Face à cela, certains pourraient se rassurer en se disant que le problème de la révolte de novembre 2005 a plus concerné sa généralisation que son contenu (bien que limité), et que c’est donc dans cette direction qu’il faut creuser pour chercher un « positif » commun et émancipateur. Cependant, on ne peut pas dire que nous nous trouvions en France dans une période d’intense conflictualité – les années 70 sont loin –, et cette révolte reste pour l’heure assez exceptionnelle. On peut bien aussi affirmer qu’une des questions à soulever n’est pas tellement « pourquoi ça a explosé ? » mais plutôt « pourquoi ça n’explose pas plus souvent ? » , il demeure que la domination prend toujours plus d’avance sur l’antagonisme, ce qui lui permet par exemple de multiplier les mesures préventives (extension de la vidéosurveillance, formes d’incarcérations toujours plus diversifiées et massives, pénalisation plus lourde d’ « incivilités » et création de nouveaux délits, augmentation incessante de gardiens de paix sociale, préparation à des interventions conjointes police/armée). Qui plus est, expérience historique et lucidité sur les expressions contemporaines de rage obligent, on sait bien que la tension guerre civile/guerre sociale traverse toute la société, mais aussi chaque individu : dans une situation d’émeute, le meilleur comme le pire peut se produire, et une même personne peut accomplir l’un comme l’autre en fonction des moments et des situations.

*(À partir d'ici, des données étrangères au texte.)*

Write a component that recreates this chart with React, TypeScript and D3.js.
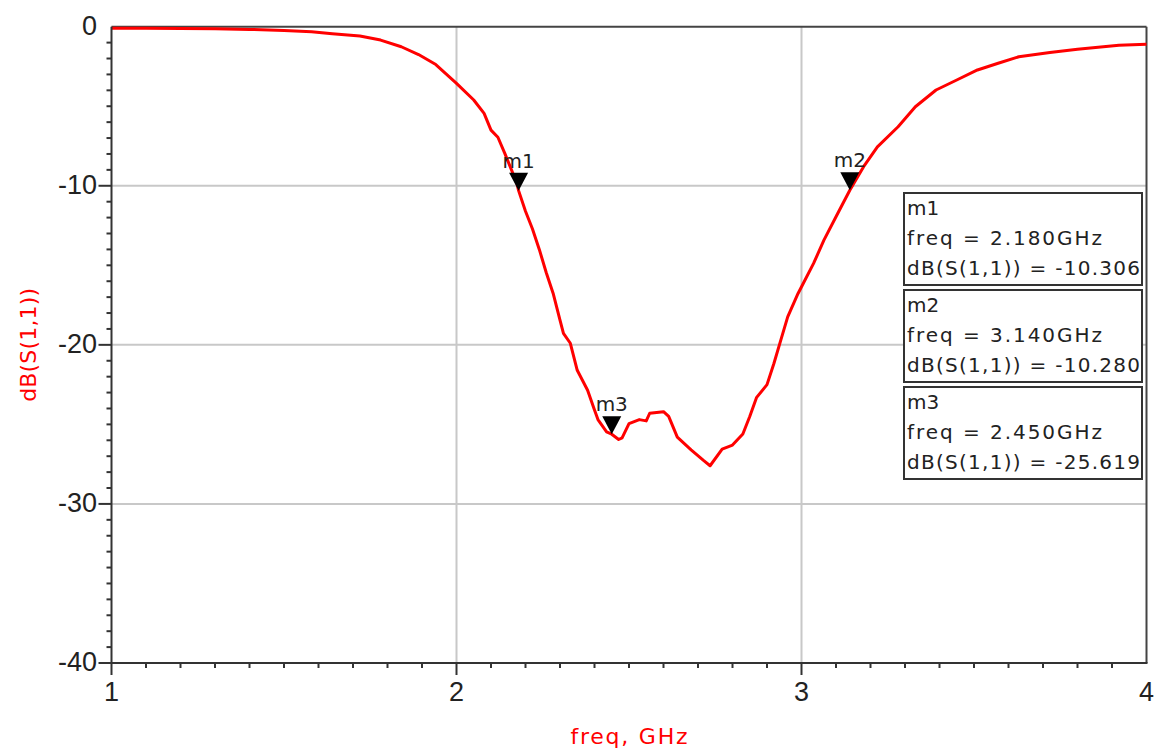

La révolte de novembre 2005 en France ne nous laisse pourtant pas tout à fait orphelins, y compris si l’observation de la conflictualité – au moins en Europe – nous porte plutôt à parier sur une dissémination d’émeutes, c’est-à-dire sur un antagonisme privé de projectualité qui peut exploser dans n’importe quelle direction. Elle offre même une hypothèse précieuse aux analystes du réel les plus pessimistes : le négatif de la révolte n’a pas été entièrement rattrapé par ce que d’aucuns réduisent au nihilisme de la domination. Mieux, si l’explosion de novembre n’était pas l’exception qui confirme la règle mais l’expression encore balbutiante du retour d’une critique sociale radicale de tous les aspects de l’existant (le rêve en moins), il reste sérieusement envisageable, au moins ici, de penser œuvrer au sein du négatif en vue de maintenir et de partager nos rêves. Ce n’est pas le retour des Cosaques, mais un horizon qui reste accessible : celui d’une révolte diffuse qui pourrait peut-être se transformer en une forme d’insurrection encore inédite, si elle parvient à rencontrer suffisamment d’espace et de temps. Un espace et un temps que les anarchistes peuvent certainement contribuer à approfondir s’ils ne renoncent ni à leur éthique individuelle face à des situations de révolte toujours plus ambiguës, ni à leur projectualité au nom de la complexité des formes actuelles de la domination.
[Paru dans A Corps Perdu n°3, août 2010.]
Notes
[1] Où les informations ont certes manqué, mais où la déformation produite aussi bien par le prisme télévisé que par certains textes disponibles n’a pas aidé. Nous pensons notamment à l’Espagne avec les fantasmes de Miguel Amorós (La cólera del suburbio in Golpes y contragolpes, ed. Pepitas de calabaza & oxigeno, Logroño, décembre 2005, pp. 83-95) et à l’Allemagne avec les inepties journalistico-sociologiques parues dans Banlieues. Die Zeit der Forderungen ist vorbei, Assoziation A, Berlin/Hambourg, septembre 2009, 280 p.